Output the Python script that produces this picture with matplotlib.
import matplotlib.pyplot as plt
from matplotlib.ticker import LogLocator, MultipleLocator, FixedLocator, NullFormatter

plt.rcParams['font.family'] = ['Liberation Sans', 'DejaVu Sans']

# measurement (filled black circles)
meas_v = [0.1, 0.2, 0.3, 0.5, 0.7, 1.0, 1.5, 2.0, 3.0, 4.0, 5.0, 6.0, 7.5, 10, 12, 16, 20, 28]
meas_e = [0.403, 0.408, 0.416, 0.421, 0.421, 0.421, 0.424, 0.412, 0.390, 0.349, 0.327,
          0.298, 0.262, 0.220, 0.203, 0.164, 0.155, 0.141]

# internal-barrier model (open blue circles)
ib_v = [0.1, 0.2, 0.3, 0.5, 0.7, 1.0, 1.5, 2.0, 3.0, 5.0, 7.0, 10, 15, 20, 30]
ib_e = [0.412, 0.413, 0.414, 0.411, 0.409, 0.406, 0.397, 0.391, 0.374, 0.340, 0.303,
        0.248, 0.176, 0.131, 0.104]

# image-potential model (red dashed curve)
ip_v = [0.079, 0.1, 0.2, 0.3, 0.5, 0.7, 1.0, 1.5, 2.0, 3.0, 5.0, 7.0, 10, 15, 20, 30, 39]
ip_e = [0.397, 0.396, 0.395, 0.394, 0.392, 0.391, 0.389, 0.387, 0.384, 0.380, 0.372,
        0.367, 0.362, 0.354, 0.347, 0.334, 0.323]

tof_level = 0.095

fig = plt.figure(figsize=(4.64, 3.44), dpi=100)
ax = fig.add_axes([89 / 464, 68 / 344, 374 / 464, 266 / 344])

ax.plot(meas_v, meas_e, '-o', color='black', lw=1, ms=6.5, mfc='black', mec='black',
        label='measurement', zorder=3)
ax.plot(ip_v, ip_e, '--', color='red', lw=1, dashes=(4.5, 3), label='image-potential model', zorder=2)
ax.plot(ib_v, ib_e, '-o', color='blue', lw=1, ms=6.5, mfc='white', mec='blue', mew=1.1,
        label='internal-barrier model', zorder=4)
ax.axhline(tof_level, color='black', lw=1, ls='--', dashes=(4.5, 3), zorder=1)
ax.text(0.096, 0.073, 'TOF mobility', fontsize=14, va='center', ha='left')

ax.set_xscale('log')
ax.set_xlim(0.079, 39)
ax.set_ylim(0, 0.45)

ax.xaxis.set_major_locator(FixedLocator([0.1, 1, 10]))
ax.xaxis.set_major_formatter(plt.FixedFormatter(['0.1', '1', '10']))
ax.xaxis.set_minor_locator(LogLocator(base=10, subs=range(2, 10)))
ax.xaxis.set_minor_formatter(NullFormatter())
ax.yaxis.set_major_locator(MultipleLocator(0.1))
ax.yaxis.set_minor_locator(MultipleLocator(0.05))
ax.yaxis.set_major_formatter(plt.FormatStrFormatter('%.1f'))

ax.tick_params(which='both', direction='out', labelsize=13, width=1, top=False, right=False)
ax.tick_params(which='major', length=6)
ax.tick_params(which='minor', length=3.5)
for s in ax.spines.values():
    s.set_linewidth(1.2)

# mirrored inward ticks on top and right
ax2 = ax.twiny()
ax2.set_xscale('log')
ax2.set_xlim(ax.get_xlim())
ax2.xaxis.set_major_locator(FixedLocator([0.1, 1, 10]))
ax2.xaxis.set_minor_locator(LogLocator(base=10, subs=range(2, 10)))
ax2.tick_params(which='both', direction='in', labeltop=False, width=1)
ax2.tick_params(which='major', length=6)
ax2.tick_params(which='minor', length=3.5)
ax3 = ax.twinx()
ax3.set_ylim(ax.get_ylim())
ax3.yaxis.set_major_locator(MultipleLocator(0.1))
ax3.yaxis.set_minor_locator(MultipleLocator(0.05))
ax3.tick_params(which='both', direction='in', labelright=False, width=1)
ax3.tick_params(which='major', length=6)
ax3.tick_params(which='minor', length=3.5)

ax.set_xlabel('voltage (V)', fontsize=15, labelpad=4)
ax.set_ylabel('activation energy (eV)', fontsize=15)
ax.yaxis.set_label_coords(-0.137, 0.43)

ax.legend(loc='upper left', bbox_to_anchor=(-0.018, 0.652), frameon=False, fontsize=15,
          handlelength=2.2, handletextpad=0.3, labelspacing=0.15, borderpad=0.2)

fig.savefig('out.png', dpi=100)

════════════════════

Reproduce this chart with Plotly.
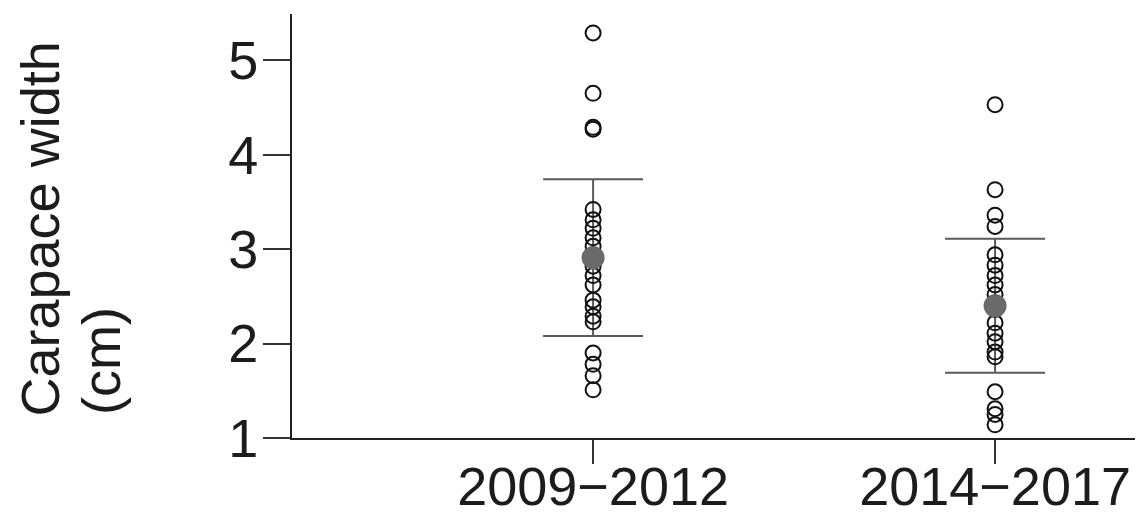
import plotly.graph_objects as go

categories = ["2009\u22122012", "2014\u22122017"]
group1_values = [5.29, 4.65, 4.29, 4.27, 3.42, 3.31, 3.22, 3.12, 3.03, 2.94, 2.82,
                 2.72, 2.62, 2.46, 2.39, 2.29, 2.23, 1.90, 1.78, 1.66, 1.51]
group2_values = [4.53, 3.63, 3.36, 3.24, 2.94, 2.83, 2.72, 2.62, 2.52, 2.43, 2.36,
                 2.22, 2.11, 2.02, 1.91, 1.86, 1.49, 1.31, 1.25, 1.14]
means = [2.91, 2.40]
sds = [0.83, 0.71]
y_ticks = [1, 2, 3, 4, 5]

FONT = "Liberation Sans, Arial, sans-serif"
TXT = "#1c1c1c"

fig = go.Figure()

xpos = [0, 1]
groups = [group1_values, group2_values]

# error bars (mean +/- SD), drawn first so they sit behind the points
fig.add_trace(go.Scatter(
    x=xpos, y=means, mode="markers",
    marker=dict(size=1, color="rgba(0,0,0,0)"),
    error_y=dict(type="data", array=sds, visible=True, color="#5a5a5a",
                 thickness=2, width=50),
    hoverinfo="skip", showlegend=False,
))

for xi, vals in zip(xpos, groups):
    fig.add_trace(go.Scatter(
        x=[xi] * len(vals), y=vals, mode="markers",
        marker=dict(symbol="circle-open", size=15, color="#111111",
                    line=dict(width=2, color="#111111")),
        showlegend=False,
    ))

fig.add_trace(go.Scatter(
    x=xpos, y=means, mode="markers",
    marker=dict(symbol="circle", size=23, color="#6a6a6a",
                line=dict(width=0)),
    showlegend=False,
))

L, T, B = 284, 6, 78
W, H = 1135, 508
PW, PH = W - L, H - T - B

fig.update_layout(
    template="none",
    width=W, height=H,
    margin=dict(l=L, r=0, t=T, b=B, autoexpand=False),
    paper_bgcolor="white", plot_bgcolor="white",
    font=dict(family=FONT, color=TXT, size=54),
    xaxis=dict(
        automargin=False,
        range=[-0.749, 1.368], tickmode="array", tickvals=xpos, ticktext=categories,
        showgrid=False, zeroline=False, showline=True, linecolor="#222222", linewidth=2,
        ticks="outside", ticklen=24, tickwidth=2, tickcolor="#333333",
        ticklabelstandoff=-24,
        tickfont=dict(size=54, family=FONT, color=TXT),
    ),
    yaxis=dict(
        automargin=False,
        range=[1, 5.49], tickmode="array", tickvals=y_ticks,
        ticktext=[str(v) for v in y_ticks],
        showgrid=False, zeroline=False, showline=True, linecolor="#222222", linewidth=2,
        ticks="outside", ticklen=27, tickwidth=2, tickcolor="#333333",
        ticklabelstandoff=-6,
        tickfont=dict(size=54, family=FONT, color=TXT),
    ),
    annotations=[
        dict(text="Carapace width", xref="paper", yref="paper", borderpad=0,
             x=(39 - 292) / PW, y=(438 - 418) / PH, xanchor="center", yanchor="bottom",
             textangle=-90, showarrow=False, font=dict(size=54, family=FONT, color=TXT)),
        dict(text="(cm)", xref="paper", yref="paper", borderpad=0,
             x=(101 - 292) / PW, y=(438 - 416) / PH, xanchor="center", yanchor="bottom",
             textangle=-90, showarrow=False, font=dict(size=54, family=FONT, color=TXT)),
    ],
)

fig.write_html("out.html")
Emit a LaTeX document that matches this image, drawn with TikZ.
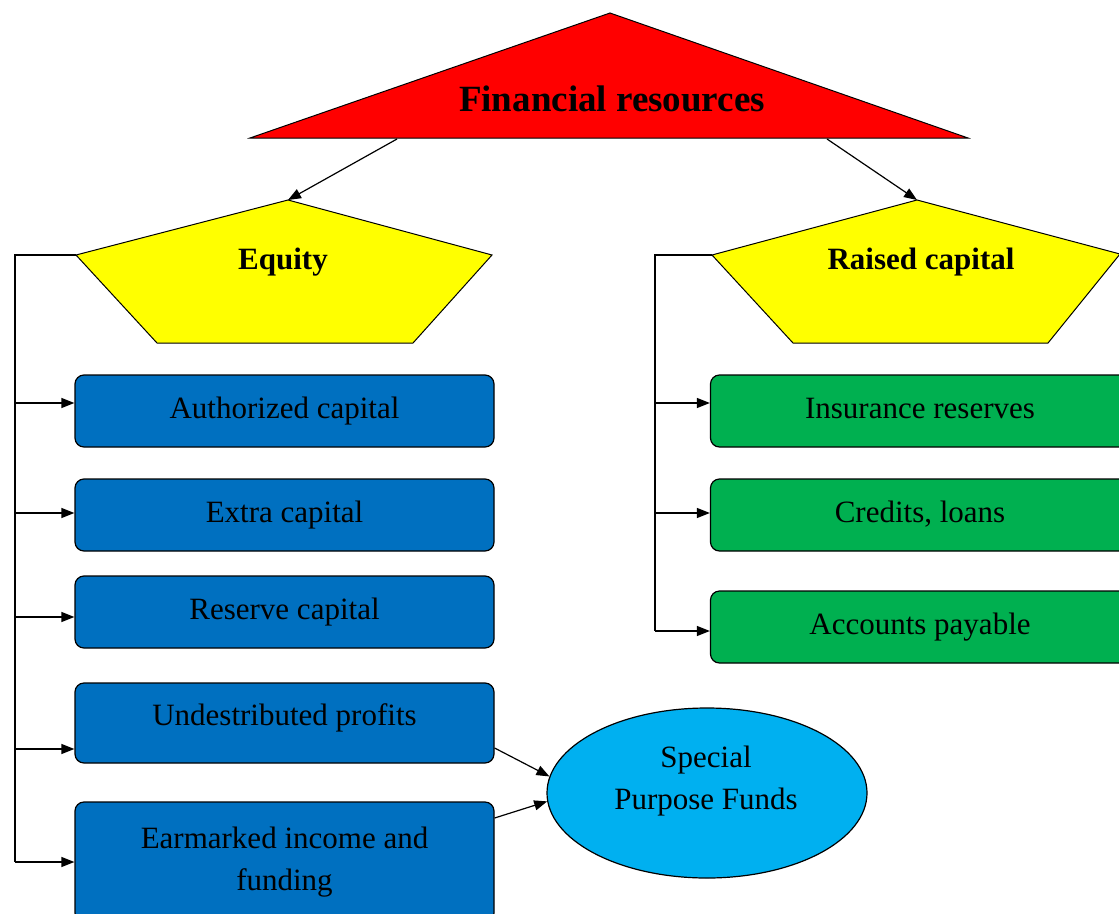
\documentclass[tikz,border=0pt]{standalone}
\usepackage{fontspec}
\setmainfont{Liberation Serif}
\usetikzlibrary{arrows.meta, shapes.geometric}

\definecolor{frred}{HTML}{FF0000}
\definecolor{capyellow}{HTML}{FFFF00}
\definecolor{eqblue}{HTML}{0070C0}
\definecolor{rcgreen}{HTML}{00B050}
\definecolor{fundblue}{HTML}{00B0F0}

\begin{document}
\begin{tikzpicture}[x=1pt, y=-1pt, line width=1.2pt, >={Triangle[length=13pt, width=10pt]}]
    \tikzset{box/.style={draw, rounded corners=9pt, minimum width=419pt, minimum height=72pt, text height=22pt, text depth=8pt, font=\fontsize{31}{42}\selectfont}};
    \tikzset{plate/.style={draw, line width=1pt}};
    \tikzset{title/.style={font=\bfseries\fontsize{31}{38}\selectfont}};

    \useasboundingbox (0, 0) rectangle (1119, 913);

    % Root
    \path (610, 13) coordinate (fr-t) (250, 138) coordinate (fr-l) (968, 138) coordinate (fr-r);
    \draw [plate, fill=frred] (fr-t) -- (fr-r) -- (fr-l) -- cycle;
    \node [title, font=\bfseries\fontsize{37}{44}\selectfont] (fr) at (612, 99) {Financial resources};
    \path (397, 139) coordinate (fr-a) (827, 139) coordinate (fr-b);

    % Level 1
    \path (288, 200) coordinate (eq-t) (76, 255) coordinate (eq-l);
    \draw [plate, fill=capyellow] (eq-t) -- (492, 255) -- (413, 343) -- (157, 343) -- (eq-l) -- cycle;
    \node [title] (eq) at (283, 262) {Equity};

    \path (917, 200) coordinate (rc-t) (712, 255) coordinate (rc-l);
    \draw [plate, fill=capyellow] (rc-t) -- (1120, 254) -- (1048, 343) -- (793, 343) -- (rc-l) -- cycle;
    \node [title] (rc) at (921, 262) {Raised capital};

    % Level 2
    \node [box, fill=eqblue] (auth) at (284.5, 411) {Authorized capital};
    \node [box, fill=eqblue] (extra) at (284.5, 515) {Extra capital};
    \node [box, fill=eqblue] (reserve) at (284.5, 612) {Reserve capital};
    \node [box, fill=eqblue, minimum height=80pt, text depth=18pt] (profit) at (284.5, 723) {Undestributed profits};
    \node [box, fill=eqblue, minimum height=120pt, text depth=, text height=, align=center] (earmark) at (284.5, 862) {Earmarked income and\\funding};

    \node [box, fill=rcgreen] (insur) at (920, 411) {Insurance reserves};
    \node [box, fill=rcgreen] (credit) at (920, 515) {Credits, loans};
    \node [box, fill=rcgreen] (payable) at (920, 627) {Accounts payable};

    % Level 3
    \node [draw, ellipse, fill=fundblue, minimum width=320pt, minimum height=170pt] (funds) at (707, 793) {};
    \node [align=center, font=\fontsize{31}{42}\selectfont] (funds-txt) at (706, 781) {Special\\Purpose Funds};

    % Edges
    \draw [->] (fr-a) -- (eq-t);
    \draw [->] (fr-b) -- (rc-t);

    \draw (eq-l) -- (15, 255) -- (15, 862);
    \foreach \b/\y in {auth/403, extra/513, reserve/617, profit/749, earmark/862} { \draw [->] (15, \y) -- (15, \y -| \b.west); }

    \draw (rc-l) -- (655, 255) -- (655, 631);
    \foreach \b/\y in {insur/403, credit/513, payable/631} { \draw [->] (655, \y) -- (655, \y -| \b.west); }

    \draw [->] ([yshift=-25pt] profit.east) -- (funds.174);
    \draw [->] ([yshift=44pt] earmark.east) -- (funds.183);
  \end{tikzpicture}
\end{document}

════════════════════

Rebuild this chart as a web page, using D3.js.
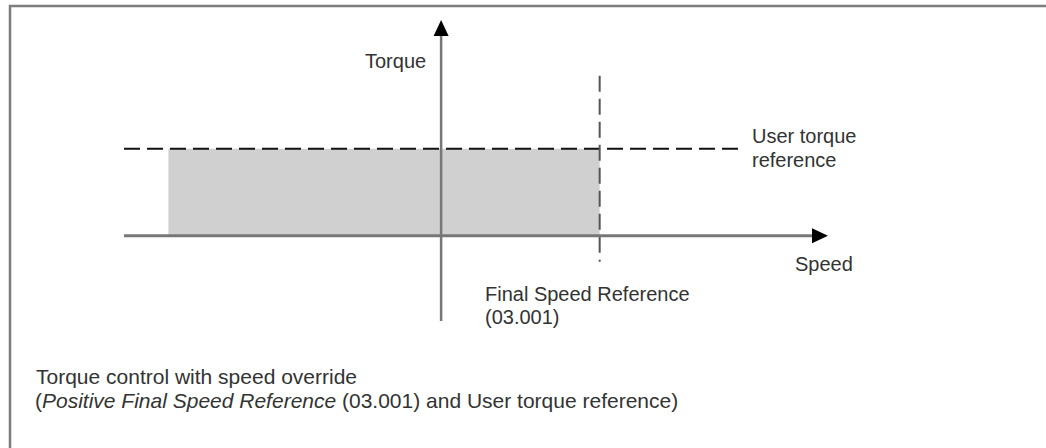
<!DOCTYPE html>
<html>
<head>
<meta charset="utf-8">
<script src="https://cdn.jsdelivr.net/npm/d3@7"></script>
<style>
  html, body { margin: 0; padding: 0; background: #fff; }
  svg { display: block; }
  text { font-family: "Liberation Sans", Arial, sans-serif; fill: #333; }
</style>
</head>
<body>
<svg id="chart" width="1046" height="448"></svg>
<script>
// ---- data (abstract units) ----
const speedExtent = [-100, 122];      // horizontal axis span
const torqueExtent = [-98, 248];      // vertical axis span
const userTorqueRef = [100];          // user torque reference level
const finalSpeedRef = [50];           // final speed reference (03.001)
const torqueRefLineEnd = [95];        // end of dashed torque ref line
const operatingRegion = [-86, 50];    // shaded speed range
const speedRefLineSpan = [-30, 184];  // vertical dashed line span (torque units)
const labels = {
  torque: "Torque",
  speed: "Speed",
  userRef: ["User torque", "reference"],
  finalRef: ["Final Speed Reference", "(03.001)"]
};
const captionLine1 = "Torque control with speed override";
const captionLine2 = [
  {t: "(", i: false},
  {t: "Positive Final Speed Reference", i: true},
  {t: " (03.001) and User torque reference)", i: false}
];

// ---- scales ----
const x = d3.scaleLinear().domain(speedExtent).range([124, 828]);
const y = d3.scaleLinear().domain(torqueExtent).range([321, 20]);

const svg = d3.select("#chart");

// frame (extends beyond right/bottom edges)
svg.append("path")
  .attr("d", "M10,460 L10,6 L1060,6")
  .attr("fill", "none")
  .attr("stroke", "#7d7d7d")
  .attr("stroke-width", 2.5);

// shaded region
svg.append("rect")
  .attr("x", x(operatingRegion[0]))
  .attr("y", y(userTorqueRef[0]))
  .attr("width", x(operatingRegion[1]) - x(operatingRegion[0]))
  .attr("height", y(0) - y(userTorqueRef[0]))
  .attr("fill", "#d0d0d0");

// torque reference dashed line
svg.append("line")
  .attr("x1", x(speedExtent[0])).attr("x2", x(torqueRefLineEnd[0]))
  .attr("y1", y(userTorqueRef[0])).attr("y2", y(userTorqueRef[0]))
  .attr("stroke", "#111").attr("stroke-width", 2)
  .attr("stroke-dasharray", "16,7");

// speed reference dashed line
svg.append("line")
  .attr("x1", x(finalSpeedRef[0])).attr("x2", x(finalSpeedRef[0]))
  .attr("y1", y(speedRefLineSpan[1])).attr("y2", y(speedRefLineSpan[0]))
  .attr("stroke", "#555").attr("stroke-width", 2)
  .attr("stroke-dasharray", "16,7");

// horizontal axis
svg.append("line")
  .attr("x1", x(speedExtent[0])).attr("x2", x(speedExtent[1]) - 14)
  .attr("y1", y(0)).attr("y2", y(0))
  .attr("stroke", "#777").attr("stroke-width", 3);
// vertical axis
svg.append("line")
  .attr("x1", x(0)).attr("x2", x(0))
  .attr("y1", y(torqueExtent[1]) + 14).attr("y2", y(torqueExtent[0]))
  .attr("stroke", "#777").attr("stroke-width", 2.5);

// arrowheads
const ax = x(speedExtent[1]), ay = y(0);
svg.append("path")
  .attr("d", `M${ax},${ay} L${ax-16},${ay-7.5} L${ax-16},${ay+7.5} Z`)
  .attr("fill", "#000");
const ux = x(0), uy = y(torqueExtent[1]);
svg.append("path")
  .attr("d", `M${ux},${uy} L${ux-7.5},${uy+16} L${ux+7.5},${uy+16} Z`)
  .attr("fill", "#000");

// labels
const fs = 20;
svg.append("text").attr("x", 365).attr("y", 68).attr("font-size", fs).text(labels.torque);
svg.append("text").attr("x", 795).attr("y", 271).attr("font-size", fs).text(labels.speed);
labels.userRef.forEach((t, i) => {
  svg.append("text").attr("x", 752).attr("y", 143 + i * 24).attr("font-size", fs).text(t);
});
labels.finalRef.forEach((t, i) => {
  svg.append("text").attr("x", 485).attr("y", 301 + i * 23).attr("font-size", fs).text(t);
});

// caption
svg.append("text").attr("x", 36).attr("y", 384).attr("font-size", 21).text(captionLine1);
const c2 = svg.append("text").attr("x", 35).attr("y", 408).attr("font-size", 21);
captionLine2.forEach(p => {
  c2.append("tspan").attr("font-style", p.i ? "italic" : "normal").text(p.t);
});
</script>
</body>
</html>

════════════════════

## What to do
Provide an exact reproduction of only those lines that start at the line containing "Output the Python" and end at the line containing "ax = fig.add_axes([89", inclusive.

## Finished task
Output the Python script that produces this picture with matplotlib.
import matplotlib.pyplot as plt
from matplotlib.ticker import LogLocator, MultipleLocator, FixedLocator, NullFormatter

plt.rcParams['font.family'] = ['Liberation Sans', 'DejaVu Sans']

# measurement (filled black circles)
meas_v = [0.1, 0.2, 0.3, 0.5, 0.7, 1.0, 1.5, 2.0, 3.0, 4.0, 5.0, 6.0, 7.5, 10, 12, 16, 20, 28]
meas_e = [0.403, 0.408, 0.416, 0.421, 0.421, 0.421, 0.424, 0.412, 0.390, 0.349, 0.327,
          0.298, 0.262, 0.220, 0.203, 0.164, 0.155, 0.141]

# internal-barrier model (open blue circles)
ib_v = [0.1, 0.2, 0.3, 0.5, 0.7, 1.0, 1.5, 2.0, 3.0, 5.0, 7.0, 10, 15, 20, 30]
ib_e = [0.412, 0.413, 0.414, 0.411, 0.409, 0.406, 0.397, 0.391, 0.374, 0.340, 0.303,
        0.248, 0.176, 0.131, 0.104]

# image-potential model (red dashed curve)
ip_v = [0.079, 0.1, 0.2, 0.3, 0.5, 0.7, 1.0, 1.5, 2.0, 3.0, 5.0, 7.0, 10, 15, 20, 30, 39]
ip_e = [0.397, 0.396, 0.395, 0.394, 0.392, 0.391, 0.389, 0.387, 0.384, 0.380, 0.372,
        0.367, 0.362, 0.354, 0.347, 0.334, 0.323]

tof_level = 0.095

fig = plt.figure(figsize=(4.64, 3.44), dpi=100)
ax = fig.add_axes([89 / 464, 68 / 344, 374 / 464, 266 / 344])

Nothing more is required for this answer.